Automated control of a vehicle is well known and useful in a variety of applications. In the field of farming, tractors are often configured to travel on preset paths in order to efficiently cover an area. In the field of construction and road work, equipment is often controlled by an autonomous system to ensure the accuracy of vehicle paths, such as that of pavers and bulldozers. More recently, autonomous driving systems have been developed for passenger and freight vehicles on roadways.

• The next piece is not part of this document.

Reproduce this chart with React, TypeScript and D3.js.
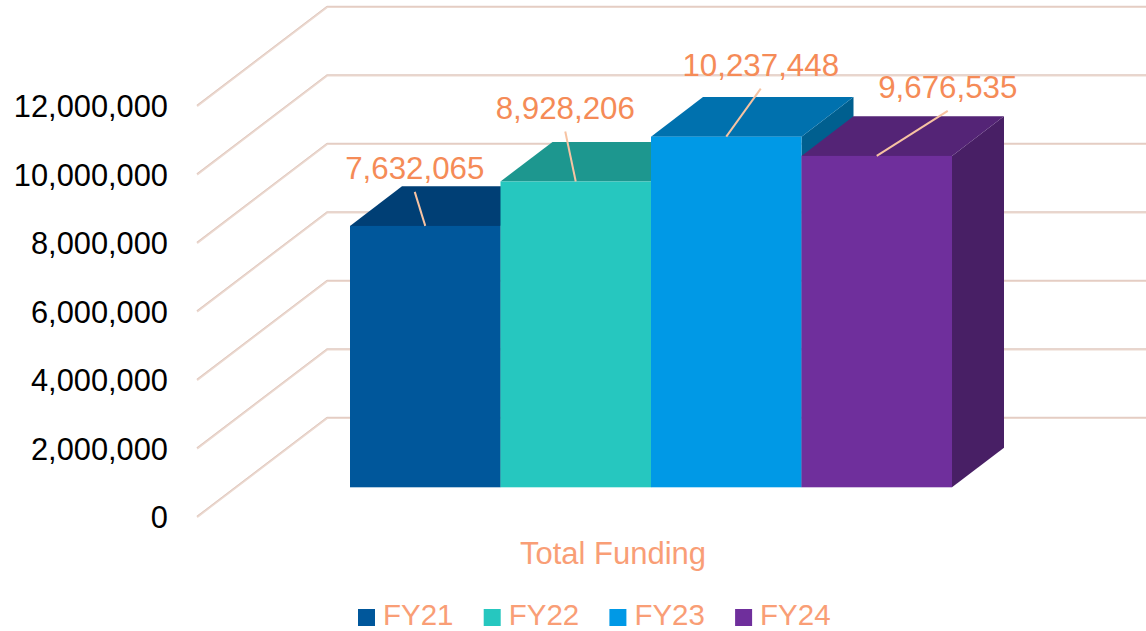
import React from "react";
import * as d3 from "d3";

const categories = ["FY21", "FY22", "FY23", "FY24"];
const values = [7632065, 8928206, 10237448, 9676535];
const tickValues = [0, 2000000, 4000000, 6000000, 8000000, 10000000, 12000000];
const groupLabel = "Total Funding";

const frontColors = ["#00579b", "#26c7bf", "#0099e6", "#6f2f9c"];
const topColors = ["#003f75", "#1d978f", "#0071ae", "#542476"];
const sideColors = ["#00335f", "#177a74", "#005f8f", "#481f65"];
// label offsets (dx, dy of label baseline from bar front-top centre)
const labelOffsets: [number, number][] = [[-10.5, -47], [-10.5, -63], [34.5, -61], [71, -58]];

const W = 1146;
const H = 631;
const originX = 197;
const floorFrontY = 517;
const depthDX = 130;
const depthDY = -99;
const barDepth0 = 0.3;
const barDepth1 = 0.7;

export default function App() {
  const y = d3.scaleLinear().domain([0, 12000000]).range([floorFrontY, 106]);
  const x = d3.scaleBand<string>().domain(categories).range([311, 913]).padding(0);
  const fmt = d3.format(",");
  const h = (v: number) => y(0) - y(v);

  const f0x = barDepth0 * depthDX, f0y = barDepth0 * depthDY;
  const f1x = barDepth1 * depthDX, f1y = barDepth1 * depthDY;
  const bdx = f1x - f0x, bdy = f1y - f0y;

  const fontFamily = "'Liberation Sans', Arial, sans-serif";

  return (
    <svg width={W} height={H} style={{ position: "absolute", left: 0, top: 0, background: "#fff" }} fontFamily={fontFamily}>
      {/* gridlines */}
      {tickValues.map((t) => {
        const yf = y(t);
        const yb = yf + depthDY;
        const pts = `${originX},${yf} ${originX + depthDX},${yb} ${W},${yb}`;
        return (
          <g key={"g" + t}>
            <polyline points={pts} fill="none" stroke="#ecd9d0" strokeWidth={2.2} />
            <polyline points={pts} fill="none" stroke="#d8c0b6" strokeWidth={0.6} transform="translate(0,-0.8)" />
          </g>
        );
      })}
      {/* axis labels */}
      {tickValues.map((t) => (
        <text key={"t" + t} x={168} y={y(t) + 11} textAnchor="end" fontSize={30.8} fill="#000">
          {fmt(t)}
        </text>
      ))}
      {/* bars */}
      {categories.map((c, i) => {
        const v = values[i];
        const xl = (x(c) as number) + f0x;
        const xr = xl + x.bandwidth();
        const yb = floorFrontY + f0y;
        const yt = yb - h(v);
        const side = `${xr},${yt} ${xr + bdx},${yt + bdy} ${xr + bdx},${yb + bdy} ${xr},${yb}`;
        const top = `${xl},${yt} ${xr},${yt} ${xr + bdx},${yt + bdy} ${xl + bdx},${yt + bdy}`;
        return (
          <g key={c}>
            <polygon points={side} fill={sideColors[i]} />
            <polygon points={top} fill={topColors[i]} />
            <rect x={xl} y={yt} width={x.bandwidth()} height={yb - yt} fill={frontColors[i]} />
          </g>
        );
      })}
      {/* data labels */}
      {categories.map((c, i) => {
        const v = values[i];
        const xl = (x(c) as number) + f0x;
        const cx = xl + x.bandwidth() / 2;
        const yt = floorFrontY + f0y - h(v);
        const lx = cx + labelOffsets[i][0];
        const ly = yt + labelOffsets[i][1];
        return (
          <g key={"l" + c}>
            <line x1={lx} y1={ly + 13} x2={cx} y2={yt} stroke="#f7c3a2" strokeWidth={2} />
            <text x={lx} y={ly} textAnchor="middle" fontSize={31.3} fill="#f58b57">
              {fmt(v)}
            </text>
          </g>
        );
      })}
      {/* category label */}
      <text x={613} y={564} textAnchor="middle" fontSize={31} fill="#f99e76">
        {groupLabel}
      </text>
      {/* legend */}
      {categories.map((c, i) => {
        const lx = 358 + i * 125.7;
        return (
          <g key={"leg" + c}>
            <rect x={lx} y={609} width={17} height={17} fill={frontColors[i]} />
            <text x={lx + 25} y={625} fontSize={29.5} fill="#f99e76">
              {c}
            </text>
          </g>
        );
      })}
    </svg>
  );
}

Automated vehicles are controlled by a variety of means. Many are controlled with the aid of navigational satellite systems such as GPS. Such vehicles carry a GPS receiver to calculate the position of the vehicle by measuring the distance between itself and at least three GPS satellites. The position of the vehicle is determined by measuring the time delay between transmission and reception of a signal from each GPS satellite and triangulating the position of the vehicle based on this data. Other systems known in the art function by traveling over a preset path, garnering path data while doing so, and providing the data to a system for controlling a vehicle so that the vehicle can use the data to determine a path of travel. Similarly, map data may be provided to aid in controlling a vehicle.
Another method of automated control of a vehicle is dead reckoning navigation. In this method, vehicle position data is determined by calculating traveling distance as a function of the speed of the vehicle and an azimuth of the vehicle is estimated by using a gyroscope and an earth magnetism sensor, thereby estimating the position of the vehicle. This is often combined with an inertial navigation system whereby the position and the azimuth of the vehicle are estimated by using a gyroscope and measuring acceleration.
These and other such systems have the advantage of increased precision and decreased effort upon the part of a user, but such systems also come with drawbacks. Automated systems are known to malfunction and in a moving vehicle safety is essential. If a vehicle controlled by an automated system leaves the desired path, fertilizer may be placed over the wrong crops, the vehicle may turn over, or the vehicle may crash into an object such as a building. Without precise operation, there is a risk of destruction of property, loss of time and injury.
To compensate for these and other drawbacks of automated vehicles, systems have been developed whereby a vehicle reverts to manual control upon detection of an emergency or alarm state. Systems may also slow the speed of the vehicle while reverting to manual control. Further, systems known in the art may passively or actively return the steering wheel to a center position upon release of automated control.
U.S. Pat. No. 6,067,782 discloses an automated steering system for machines. In this system, movement of the steering wheel beyond a threshold value deactivates the automatic steering mode and switches to manual steering mode. U.S. Pat. No. 6,198,992 discloses overriding a guidance control system to disengage automatic steering when movement of a steering wheel is sufficiently abrupt. U.S. Pat. No. 6,751,535 discloses controlling an unmanned vehicle utilizing GPS, where upon losing the road position data, the vehicle is slowed to a stop.